The construction of the 9/11 Memorial Glade began in late 2018.
- When did the 9/11 Memorial Glade open?
The 9/11 Memorial Glade has opened to the public on May 30, 2019. The day marks the 17th anniversary of the recovery effort’s formal end and was specifically picked to be the opening day for the new memorial.
The Meaning of the 9/11 Memorial Glade
The 9/11 Memorial Glade dedicates space to first responders, recovery workers, and all other people affected by the horrific attacks, whether they have died from or are battling with the consequences of it. Several thousand people were exposed to the toxins caused by 9/11, including people who lived, worked, and studied nearby. They too are part of the story along with the nearly 3,000 victims and relatives, and now they are honored with the 9/11 Memorial Glade.
The memorial pays tribute to the effort and courage of relief workers who risked their lives to help heal the city, the nation, and the world after the attacks. They were on site from the second it happened, searching for survivors, clearing the debris.
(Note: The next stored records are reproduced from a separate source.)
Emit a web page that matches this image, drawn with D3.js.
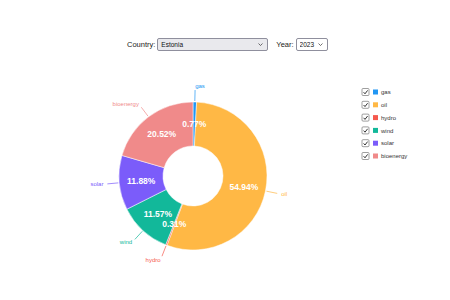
<!DOCTYPE html>
<html lang="en">
<head>
<meta charset="UTF-8">
<title>Energy mix donut</title>
<script src="https://d3js.org/d3.v7.min.js"></script>
<style>
  body { margin: 0; background: #fff; font-family: "Liberation Sans", Arial, sans-serif; }
  #wrap { position: relative; width: 450px; height: 300px; overflow: hidden; }
  #controls { position: absolute; left: 127px; top: 38px; height: 13px; font-size: 7.5px; color: #222; display: flex; align-items: center; }
  #controls select {
    -webkit-appearance: none; appearance: none;
    font-size: 6.5px; height: 13px; line-height: 11px; padding: 0 10px 0 3px; margin: 0 0 0 2px;
    font-family: "Liberation Sans", Arial, sans-serif; color: #111;
    border: 1px solid #8f8f9d; border-radius: 2px;
    background-repeat: no-repeat; background-position: right 4px center; background-size: 5px 3px;
    background-image: url("data:image/svg+xml;utf8,<svg xmlns='http://www.w3.org/2000/svg' viewBox='0 0 5 3'><path d='M0.5 0.5 L2.5 2.5 L4.5 0.5' fill='none' stroke='%23333' stroke-width='0.7'/></svg>");
  }
  #country { width: 111px; background-color: #e9e9ed; }
  #year { width: 32px; background-color: #fff; }
  #controls .gap { width: 8px; }
  svg { position: absolute; left: 0; top: 0; }
</style>
</head>
<body>
<div id="wrap">
  <div id="controls">
    <label for="country">Country:</label><select id="country"></select>
    <span class="gap"></span>
    <label for="year">Year:</label><select id="year"></select>
  </div>
  <div id="chart"></div>
</div>
<script>
// data
const countries = ["Estonia"];
const years = ["2023"];
const sources = ["gas", "oil", "hydro", "wind", "solar", "bioenergy"];
const shares = [0.77, 54.94, 0.31, 11.57, 11.88, 20.52];
const colors = ["#2196f3", "#ffb845", "#f5594e", "#12b89a", "#7b5cfa", "#f08a8a"];

d3.select("#country").selectAll("option").data(countries).join("option").text(d => d);
d3.select("#year").selectAll("option").data(years).join("option").text(d => d);

const width = 450, height = 300;
const cx = 193, cy = 176;
const outerR = 74, innerR = 30;

const svg = d3.select("#chart").append("svg")
    .attr("width", width)
    .attr("height", height);

const g = svg.append("g").attr("transform", `translate(${cx},${cy})`);

const data = sources.map((s, i) => ({ name: s, value: shares[i], color: colors[i] }));

const pie = d3.pie().sort(null).value(d => d.value);
const arc = d3.arc().innerRadius(innerR).outerRadius(outerR);
const arcs = pie(data);

g.selectAll("path.slice")
    .data(arcs)
    .join("path")
    .attr("class", "slice")
    .attr("d", arc)
    .attr("fill", d => d.data.color)
    .attr("stroke", "#fff")
    .attr("stroke-width", 0.5);

// percentage labels
g.selectAll("text.pct")
    .data(arcs)
    .join("text")
    .attr("class", "pct")
    .attr("transform", d => `translate(${arc.centroid(d)})`)
    .attr("text-anchor", "middle")
    .attr("dy", "0.35em")
    .attr("fill", "#fff")
    .attr("font-weight", "bold")
    .attr("font-size", "8.5px")
    .text(d => d.data.value.toFixed(2) + "%");

// outer labels with leader lines
function mid(d) { return (d.startAngle + d.endAngle) / 2; }
function pt(a, r) { return [Math.sin(a) * r, -Math.cos(a) * r]; }

g.selectAll("line.lead")
    .data(arcs)
    .join("line")
    .attr("class", "lead")
    .attr("x1", d => pt(mid(d), outerR + 1)[0])
    .attr("y1", d => pt(mid(d), outerR + 1)[1])
    .attr("x2", d => pt(mid(d), outerR + 12)[0])
    .attr("y2", d => pt(mid(d), outerR + 12)[1])
    .attr("stroke", d => d.data.color)
    .attr("stroke-width", 0.7);

g.selectAll("text.name")
    .data(arcs)
    .join("text")
    .attr("class", "name")
    .attr("x", d => pt(mid(d), outerR + 16)[0])
    .attr("y", d => pt(mid(d), outerR + 16)[1])
    .attr("dy", "0.35em")
    .attr("text-anchor", d => mid(d) < Math.PI ? "start" : "end")
    .attr("fill", d => d.data.color)
    .attr("font-size", "6px")
    .text(d => d.data.name);

// legend
const legend = svg.append("g").attr("transform", "translate(362,92)");
const item = legend.selectAll("g")
    .data(data)
    .join("g")
    .attr("transform", (d, i) => `translate(0,${i * 12.8})`);

item.append("rect")
    .attr("x", 0).attr("y", -3.5)
    .attr("width", 7).attr("height", 7)
    .attr("rx", 1)
    .attr("fill", "#fff")
    .attr("stroke", "#767676")
    .attr("stroke-width", 0.7);
item.append("path")
    .attr("d", "M1.6,0.2 L3,1.8 L5.6,-1.6")
    .attr("fill", "none")
    .attr("stroke", "#333")
    .attr("stroke-width", 1);
item.append("rect")
    .attr("x", 11).attr("y", -2.5)
    .attr("width", 5).attr("height", 5)
    .attr("fill", d => d.color);
item.append("text")
    .attr("x", 19)
    .attr("dy", "0.35em")
    .attr("font-size", "6px")
    .attr("fill", "#333")
    .text(d => d.name);
</script>
</body>
</html>
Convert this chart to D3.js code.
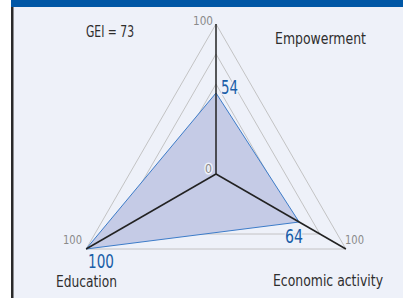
<!DOCTYPE html>
<meta charset="utf-8">
<html>
  <head>
    <script src="https://d3js.org/d3.v7.min.js"></script>
    <style>
      body { margin: 0; background: #fff; }
      text { font-family: "Liberation Sans Narrow", "DejaVu Sans Condensed", Arial, sans-serif; }
    </style>
  </head>
  <body>
    <svg id="chart" width="403" height="298"></svg>
    <script>
      // data
      const axes = ["Empowerment", "Economic activity", "Education"];
      const values = [54, 64, 100];
      const gridLevels = [20, 40, 60, 80, 100];
      const gei = 73;

      const width = 403, height = 298;
      const cx = 216, cy = 174;

      const svg = d3.select("#chart");

      // panel
      svg.append("rect").attr("x", 11).attr("y", 0).attr("width", width - 11).attr("height", height)
         .attr("fill", "#eef1f9");
      svg.append("rect").attr("x", 11).attr("y", 0).attr("width", 2.5).attr("height", height)
         .attr("fill", "#2a2a2a");
      svg.append("rect").attr("x", 11).attr("y", 0).attr("width", width - 11).attr("height", 7)
         .attr("fill", "#0057a6");

      const r = d3.scaleLinear().domain([0, 100]).range([0, 150]);
      const angle = d3.scalePoint().domain(axes).range([0, 240]);  // degrees, clockwise from top

      function pt(axis, v) {
        const a = angle(axis) * Math.PI / 180;
        return [cx + r(v) * Math.sin(a), cy - r(v) * Math.cos(a)];
      }

      const line = d3.line().curve(d3.curveLinearClosed);

      // grid triangles
      svg.append("g").selectAll("path")
        .data(gridLevels)
        .enter().append("path")
          .attr("d", lv => line(axes.map(ax => pt(ax, lv))))
          .attr("fill", "none")
          .attr("stroke", "#bdbdbd")
          .attr("stroke-width", 0.9);

      // data area
      svg.append("path")
        .attr("d", line(axes.map((ax, i) => pt(ax, values[i]))))
        .attr("fill", "#c5cbe6")
        .attr("stroke", "#3d7cc9")
        .attr("stroke-width", 1);

      // axes
      svg.append("g").selectAll("line")
        .data(axes)
        .enter().append("line")
          .attr("x1", cx).attr("y1", cy)
          .attr("x2", d => pt(d, 100)[0])
          .attr("y2", d => pt(d, 100)[1])
          .attr("stroke", "#222")
          .attr("stroke-width", 1.5);

      function label(x, y, txt, size, color, len, anchor) {
        const t = svg.append("text")
          .attr("x", x).attr("y", y)
          .attr("font-size", size)
          .attr("fill", color)
          .attr("text-anchor", anchor || "start")
          .attr("stroke", "#eef1f9").attr("stroke-width", 3)
          .attr("paint-order", "stroke")
          .text(txt);
        if (len) t.attr("textLength", len).attr("lengthAdjust", "spacingAndGlyphs");
        return t;
      }

      // scale labels
      label(193, 25, "100", 13, "#8a8a8a", 20);
      label(63, 244, "100", 13, "#8a8a8a", 19);
      label(345, 244, "100", 13, "#8a8a8a", 19);
      label(205, 173, "0", 13, "#8a8a8a", 7);

      // value labels
      const valuePos = [[221, 94, 17], [285, 243, 18], [88, 268, 26]];
      values.forEach((v, i) => {
        label(valuePos[i][0], valuePos[i][1], v, 20, "#1a5ea8", valuePos[i][2]);
      });

      // axis names
      const namePos = [[275, 44, 91], [273, 286, 110], [56, 287, 61]];
      axes.forEach((ax, i) => {
        label(namePos[i][0], namePos[i][1], ax, 15.5, "#2e2e2e", namePos[i][2]);
      });

      label(86, 37, "GEI = " + gei, 15, "#2e2e2e", 48);
    </script>
  </body>
</html>
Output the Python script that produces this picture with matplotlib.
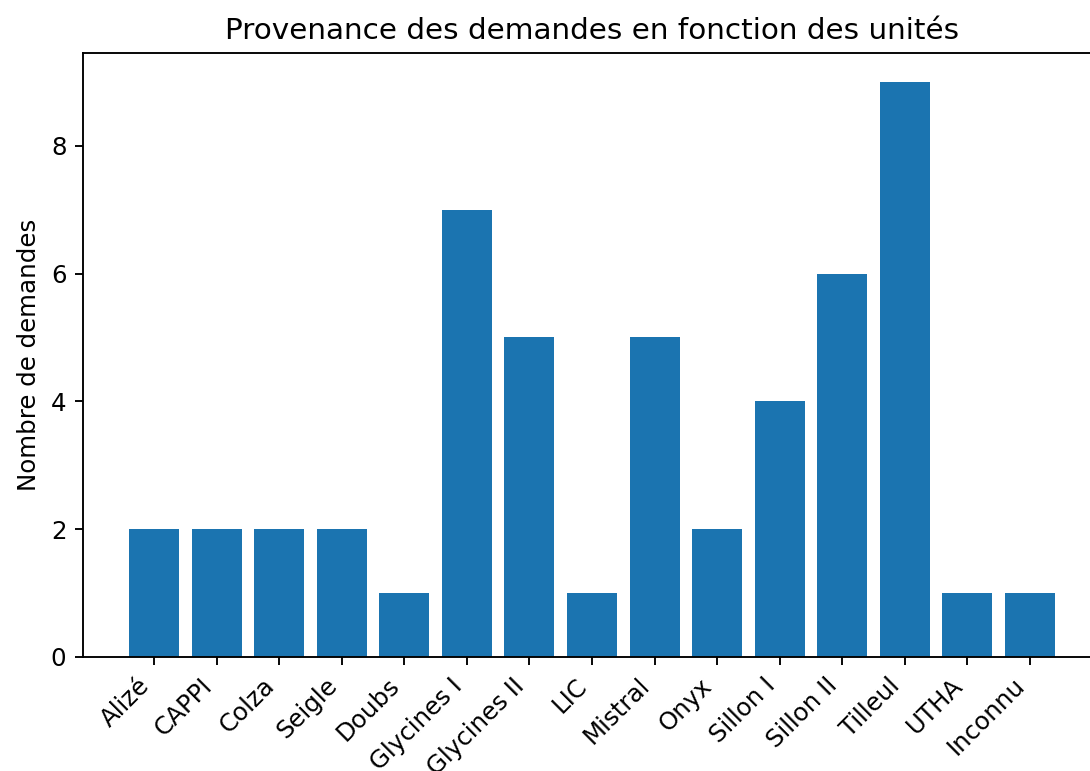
import matplotlib
matplotlib.use('Agg')
import matplotlib.pyplot as plt

unites = ['Alizé', 'CAPPI', 'Colza', 'Seigle', 'Doubs', 'Glycines I', 'Glycines II',
          'LIC', 'Mistral', 'Onyx', 'Sillon I', 'Sillon II', 'Tilleul', 'UTHA', 'Inconnu']
nb_demandes = [2, 2, 2, 2, 1, 7, 5, 1, 5, 2, 4, 6, 9, 1, 1]

plt.rcParams['font.size'] = 10.4

fig = plt.figure(figsize=(1090 / 170, 771 / 170), dpi=170)
# the original picture is cropped on the right, so the axes run past the edge
ax = fig.add_axes([83 / 1090, 1 - 657 / 771, (1101 - 83) / 1090, (657 - 53) / 771])
ax.bar(range(len(unites)), nb_demandes, color='#1b74b0')
ax.set_xticks(range(len(unites)))
ax.set_xticklabels(unites, rotation=45, ha='right')
ax.set_ylabel('Nombre de demandes')
ax.set_title('Provenance des demandes en fonction des unités')
plt.savefig('out.png', dpi=170)
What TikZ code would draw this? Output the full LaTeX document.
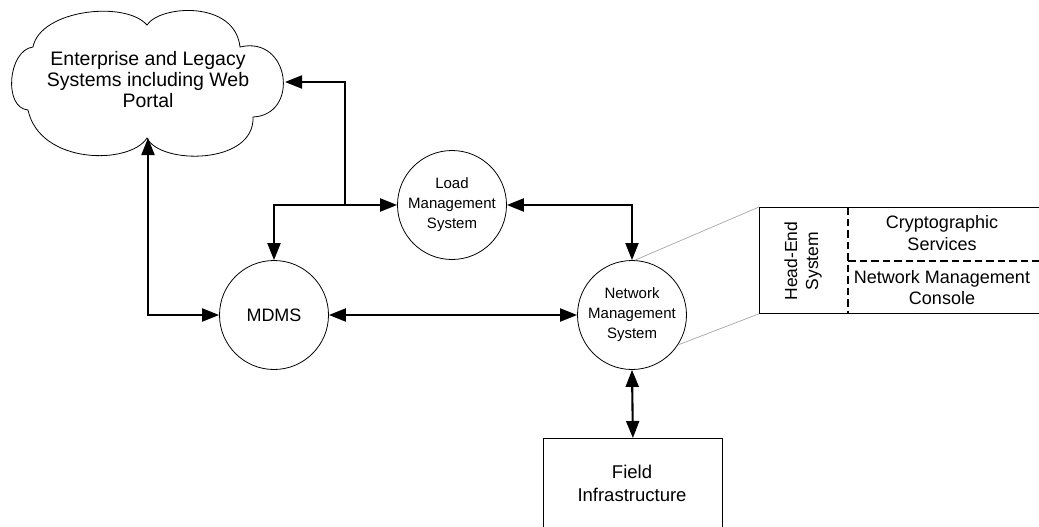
\documentclass[tikz,border=0pt]{standalone}
\usepackage{fontspec}
\setmainfont{Liberation Sans}
\usetikzlibrary{arrows.meta}
\begin{document}
\begin{tikzpicture}[x=1pt,y=-1pt,
  tip/.tip={Triangle[length=17pt,width=13pt]},
  arr/.style={line width=2.1pt,{tip}-{tip}},
  arrone/.style={line width=2.1pt,-{tip}},
  circ/.style={circle,draw,line width=0.8pt,minimum size=109pt,inner sep=0pt,align=center},
  bigtxt/.style={font=\fontsize{18}{22}\selectfont,align=center},
  smalltxt/.style={font=\fontsize{15}{20}\selectfont},
  thinbox/.style={draw,line width=0.8pt},
  dashline/.style={line width=2.2pt,dash pattern=on 7.5pt off 4pt},
  zoomline/.style={draw=black!35,line width=0.7pt}]
\clip (0,0) rectangle (1039,527);
% cloud
\draw[line width=0.8pt] (147,138)
  .. controls (130,165) and (40,165) .. (28,110)
  .. controls (3,108) and (8,50) .. (33,47)
  .. controls (40,10) and (125,0) .. (147,25)
  .. controls (160,5) and (235,0) .. (240,47)
  .. controls (290,35) and (300,115) .. (253,117)
  .. controls (255,165) and (160,165) .. (147,138) -- cycle;
\node[font=\fontsize{19.5}{21}\selectfont,align=center] (cloud) at (148,80)
  {Enterprise and Legacy\\Systems including Web\\Portal};
\coordinate (cloudE) at (285,82);
\coordinate (cloudS) at (148,138);
% nodes
\node[circ,bigtxt] (mdms) at (274,315) {MDMS};
\node[circ,smalltxt] (lms) at (452,205) {Load\\Management\\System};
\node[circ,smalltxt] (nms) at (632,315) {Network\\Management\\System};
\node[thinbox,minimum width=179pt,minimum height=92pt,anchor=north west,inner sep=0pt] (field) at (543,438) {};
\node[bigtxt,font=\fontsize{18.5}{23}\selectfont] (fieldtxt) at (632,483) {Field\\Infrastructure};
% head-end box
\node[thinbox,minimum width=290pt,minimum height=106pt,anchor=north west,inner sep=0pt] (hes) at (759,207) {};
\coordinate (dv1) at (848,207);
\coordinate (dv2) at (848,313);
\coordinate (dh1) at (848,261);
\coordinate (dh2) at (1040,261);
\draw[dashline] (dv1) -- (dv2);
\draw[dashline] (dh1) -- (dh2);
\node[bigtxt,font=\fontsize{17.5}{21}\selectfont,rotate=90] (hestxt) at (803,261) {Head-End\\System};
\node[bigtxt,font=\fontsize{18}{22}\selectfont] (crypto) at (942,233) {Cryptographic\\Services};
\node[bigtxt,font=\fontsize{18}{21}\selectfont] (nmc) at (942,288) {Network Management\\Console};
% zoom lines
\draw[zoomline] (nms.87) -- (hes.north west);
\draw[zoomline] (nms.-33) -- (hes.south west);
% connectors
\coordinate (junc) at (345,205);
\draw[arr] (mdms.north) |- (lms.west);
\draw[arrone] (junc) |- (cloudE);
\draw[arr] (cloudS) |- (mdms.west);
\draw[arr] (lms.east) -| (nms.north);
\draw[arr] (mdms.east) -- (nms.west);
\draw[arr] (nms.south) -- (field.north);
\end{tikzpicture}
\end{document}
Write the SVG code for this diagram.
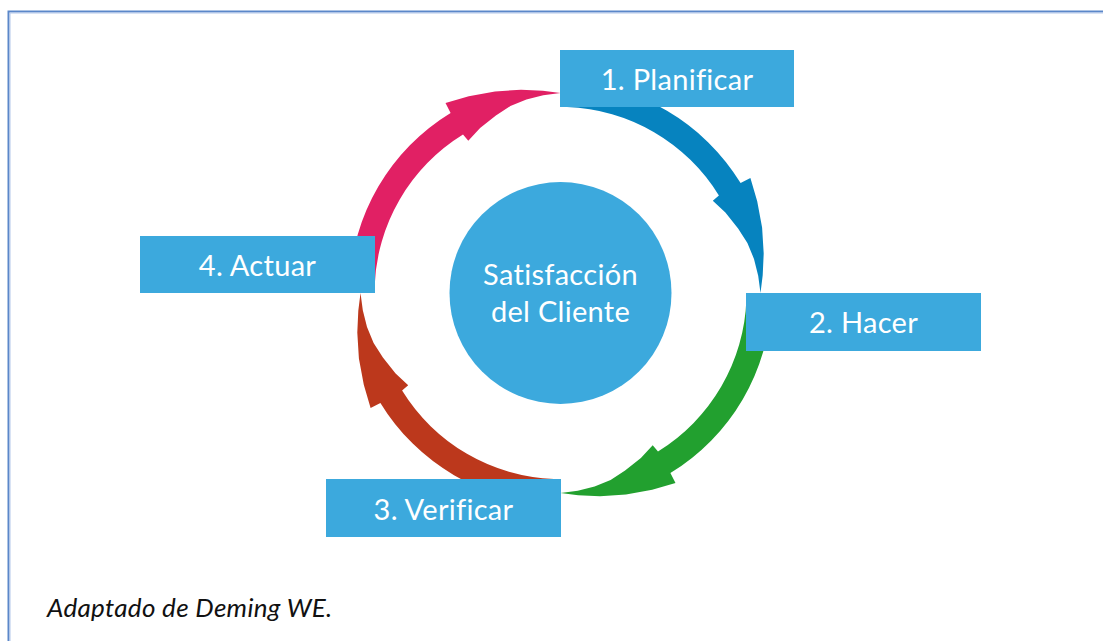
<svg xmlns="http://www.w3.org/2000/svg" width="1103" height="641" viewBox="0 0 1103 641">
  <defs>
    <style>
      .box { fill: #3ca9dd; }
      .lbl { font-family: Lato, "Open Sans", "Liberation Sans", sans-serif; font-size: 29px; fill: #ffffff; text-anchor: middle; font-variant-ligatures: none; letter-spacing: 0.3px; }
      .cap { font-family: Lato, "Open Sans", "Liberation Sans", sans-serif; font-size: 26px; font-style: italic; fill: #111111; font-variant-ligatures: none; letter-spacing: 0.3px; }
    </style>
    <path id="arrowShape" d="M 567.9 82.1 A 211 211 0 0 1 740.6 183.1 L 750.4 178.0 L 757.2 201.3 L 762.1 227.5 L 763.7 253.5 L 762.7 275.3 L 760.5 293 L 758.2 275.7 L 754.0 258.9 L 747.4 242.9 L 738.1 228.4 L 725.4 212.6 L 712.8 200.8 L 718.9 195.5 A 186 186 0 0 0 567.0 107.1 Z"/>
  </defs>
  <rect width="1103" height="641" fill="#ffffff"/>
  <rect x="8.5" y="11.5" width="1120" height="660" fill="none" stroke="#5b87c9" stroke-width="2"/>
  <rect x="10" y="13" width="1120" height="660" fill="none" stroke="#b4c8ea" stroke-width="1"/>

  <g id="connectors">
    <use href="#arrowShape" fill="#0683bf"/>
    <use href="#arrowShape" fill="#22a02f" transform="rotate(90 560.5 293)"/>
    <use href="#arrowShape" fill="#bc381c" transform="rotate(180 560.5 293)"/>
    <use href="#arrowShape" fill="#e12064" transform="rotate(270 560.5 293)"/>
  </g>

  <g id="center">
    <circle cx="560.5" cy="293" r="111" fill="#3ca9dd"/>
    <text class="lbl" x="560.5" y="285">Satisfacción</text>
    <text class="lbl" x="560.5" y="322">del Cliente</text>
  </g>

  <g id="planificar">
    <rect class="box" x="560" y="50" width="234" height="57"/>
    <text class="lbl" x="677" y="90">1. Planificar</text>
  </g>
  <g id="hacer">
    <rect class="box" x="746" y="293" width="235" height="58"/>
    <text class="lbl" x="863.5" y="333">2. Hacer</text>
  </g>
  <g id="verificar">
    <rect class="box" x="326" y="479" width="235" height="58"/>
    <text class="lbl" x="443.5" y="520">3. Verificar</text>
  </g>
  <g id="actuar">
    <rect class="box" x="140" y="236" width="235" height="57"/>
    <text class="lbl" x="257.5" y="276">4. Actuar</text>
  </g>

  <g id="caption">
    <text class="cap" x="47" y="617">Adaptado de Deming WE.</text>
  </g>
</svg>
After nine months, on May 30, 2002, the recovery effort formally ended. It was the day the last steel column was removed from the site. The so-called “last column” is now a centerpiece of the 9/11 Memorial Museum, surrounded by the Scroll of Honor, where all registered recovery workers are displayed. Due to the day’s importance, it was also chosen for the opening date.
The Look of the 9/11 Memorial Glade
The 9/11 Memorial Glade is located on Memorial Plaza, between Liberty and West Street. The design was first revealed in May 2018 by the 9/11 Memorial and Museum’s president Alice Greenwald.
The Memorial Glade forms a pathway, 8 feet wide and 14 feet long, with six large monoliths appearing to break through the ground. They were specifically crafted to look bruised, but not broken, symbolizing the strength and the human spirit. Each of the large stone elements weighs around 15 tons and includes steel from the original One World Trade Center.
Further incorporated in the memorial is the traditional Japanese art of “Kintsugi”, literally translating to golden repair (kin = gold, tsugi = repair). The art technique embraces the repair of broken pottery by filling the breaks with gold. Kintsugi symbolizes the idea that no scars need to be hidden. In fact, the opposite is encouraged: Scars should be displayed with pride because the damage is what makes the pottery unique.
How much did the 9/11 Memorial Glade cost?
The cost of the Memorial Glade is estimated at $5 million. It enjoys vigorous support by individuals, corporations, and the state of New York. Bloomberg Philanthropies, as well as former Daily Show host Jon Stewart, are backing the construction of the 9/11 Memorial Glade.
Where is the 9/11 Memorial Glade located?
The Memorial Glade monument is located on Memorial Plaza, near the National September 11 Memorial Museum and the two Reflecting Pools at 180 Greenwich St. To get there, take subway line 1 to WTC Cortlandt Street. You can also take the PATH to the World Trade Center (Oculus), or lines 45 to Fulton Street Station. All of them drop you off within the walking distance to Memorial Plaza.
Is the 9/11 Memorial Glade free to visit?
Yes! You can go see the 9/11 Memorial Glade at no cost, as it is located in a public space, just like the 9/11 Memorial Pools.